Given a sequence a[1],a[2],a[3]......a[n], your job is to calculate the max sum of a sub-sequence. For example, given (6,-1,5,4,-7), the max sum in this sequence is 6 + (-1) + 5 + 4 = 14.

 

 

Input

The first line of the input contains an integer T(1<=T<=20) which means the number of test cases. Then T lines follow, each line starts with a number N(1<=N<=100000), then N integers followed(all the integers are between -1000 and 1000).

 

 

Output

For each test case, you should output two lines. The first line is "Case #:", # means the number of the test case. The second line contains three integers, the Max Sum in the sequence, the start position of the sub-sequence, the end position of the sub-sequence. If there are more than one result, output the first one.

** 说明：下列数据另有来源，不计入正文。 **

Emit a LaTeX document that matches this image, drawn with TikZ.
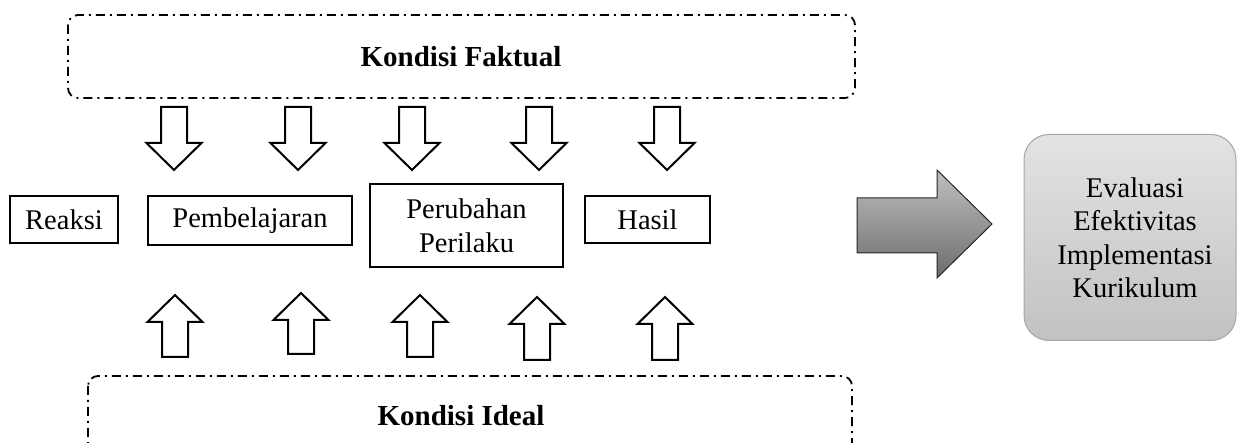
\documentclass[tikz,border=0pt]{standalone}
\usepackage{fontspec}
\setmainfont{Liberation Serif}
\tikzset{
  condbox/.style={draw, line width=1.8pt, rounded corners=10pt, dash pattern=on 9pt off 5pt on 2pt off 5pt},
  stagebox/.style={draw, line width=2pt, inner sep=0pt, font=\fontsize{28.5}{34}\selectfont, align=center},
  hollowarrow/.style={draw, line width=2pt, fill=white, line join=miter},
  txt/.style={font=\fontsize{28.5}{33.5}\selectfont, align=center, inner sep=0pt},
  btxt/.style={font=\fontsize{29}{34}\selectfont\bfseries, inner sep=0pt},
  evalbox/.style={draw=gray!70, line width=1pt, rounded corners=25pt, top color=gray!22, bottom color=gray!48},
  bigarrow/.style={draw=black!85, line width=1pt, top color=gray!50, bottom color=gray!85!black}
}
\begin{document}
\begin{tikzpicture}[x=1pt,y=-1pt]
\useasboundingbox (0,0) rectangle (1237,443);
\clip (0,0) rectangle (1237,443);
% condition boxes
\draw[condbox] (68,15) rectangle (855,98);
\node[btxt] (fak) at (461,57) {Kondisi Faktual};
\draw[condbox] (88,376) rectangle (852,480);
\node[btxt] (ide) at (461,416) {Kondisi Ideal};
% stage boxes
\node[stagebox, minimum width=108pt, minimum height=47pt] (rea) at (64,219.5) {Reaksi};
\node[stagebox, minimum width=204pt, minimum height=49pt] (pem) at (250,220.5) {Pembelajaran};
\node[stagebox, minimum width=193pt, minimum height=83pt] (per) at (466.5,225.5) {Perubahan\\Perilaku};
\node[stagebox, minimum width=125pt, minimum height=47pt] (has) at (647.5,219.5) {Hasil};
% down arrows
\foreach \cx in {174,298,412,539,667}{
  \draw[hollowarrow] (\cx-13,107) -- (\cx+13,107) -- (\cx+13,143) -- (\cx+27.5,143) -- (\cx,170) -- (\cx-27.5,143) -- (\cx-13,143) -- cycle;
}
% up arrows
\foreach \cx/\ty/\by in {175/295/357,301/293/354,420/295/357,537/297/360,665/297/360}{
  \draw[hollowarrow] (\cx-13,\by) -- (\cx+13,\by) -- (\cx+13,\ty+27) -- (\cx+27.5,\ty+27) -- (\cx,\ty) -- (\cx-27.5,\ty+27) -- (\cx-13,\ty+27) -- cycle;
}
% big arrow
\draw[bigarrow] (857,198) -- (937,198) -- (937,170) -- (992,224) -- (937,278) -- (937,253) -- (857,253) -- cycle;
% evaluation box
\node[evalbox, minimum width=212pt, minimum height=206pt, inner sep=0pt] (eva) at (1130,237.5) {};
\node[txt] (evt) at (1135,238) {Evaluasi\\Efektivitas\\Implementasi\\Kurikulum};
\end{tikzpicture}
\end{document}
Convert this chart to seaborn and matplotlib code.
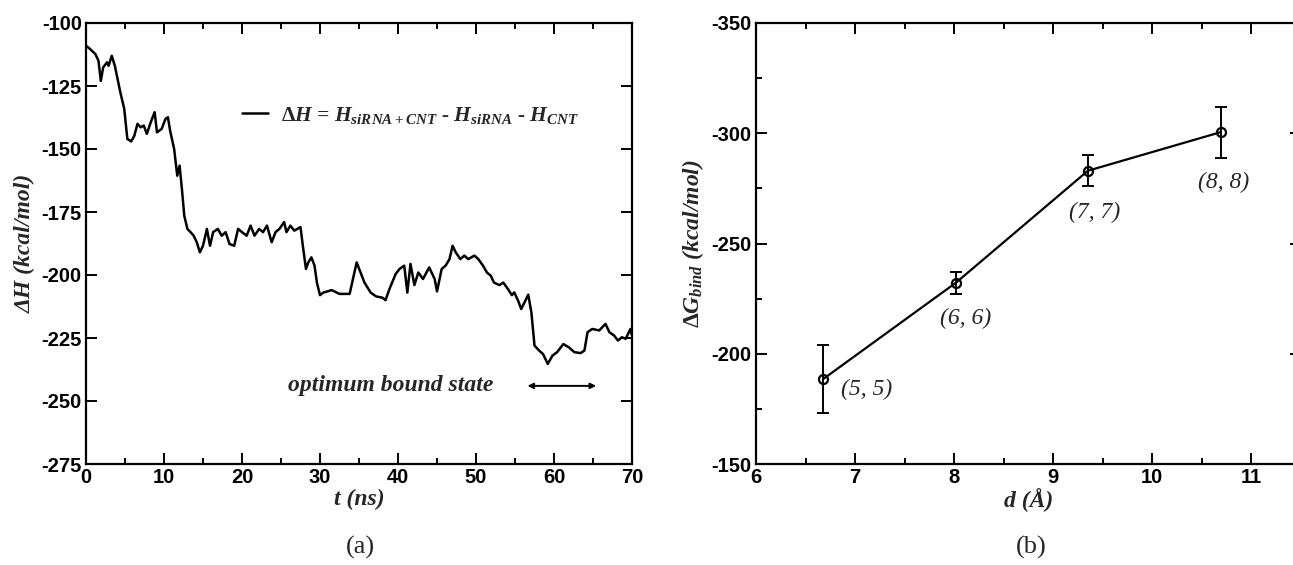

Output a blank line between two cases.

 

 

Sample Input

2 5 6 -1 5 4 -7 7 0 6 -1 1 -6 7 -5

 

 

Sample Output

Case 1: 14 1 4 Case 2: 7 1 6

 

 

1.找到maxsum a[i] = max(maxsum a[i-1]+a[i],a[i])  这个规律。

2.注意在s<0情况下的处理。

3.DP的思路。

#include<iostream>
#include<cstdio>
int max(int x,int y )
{
    if (x>y)
        return x;
    else
        return y;
}
int main()
{
    int T,n,a,s,sum,x,y,z;
    while (~scanf("%d",&T))
    {
        for (int o=1;o<=T;o++)
        {
            scanf("%d",&n);
            z=1;s=0;sum=-1001;x=1,y=1;
            for (int p=1;p<=n;p++)
            {
                scanf("%d",&a);
                s+=a;
                if(s>sum)
                {
                    sum=s;
                    x=z;
                    y=p;
                }
                if(s<0)
                {
                    s=0;
                    z=p+1;
                }
            }
            printf("Case %d:\n",o);
            printf("%d %d %d\n",sum,x,y);
            if(o!=T)
                puts("");
        }
    }
    return 0;
}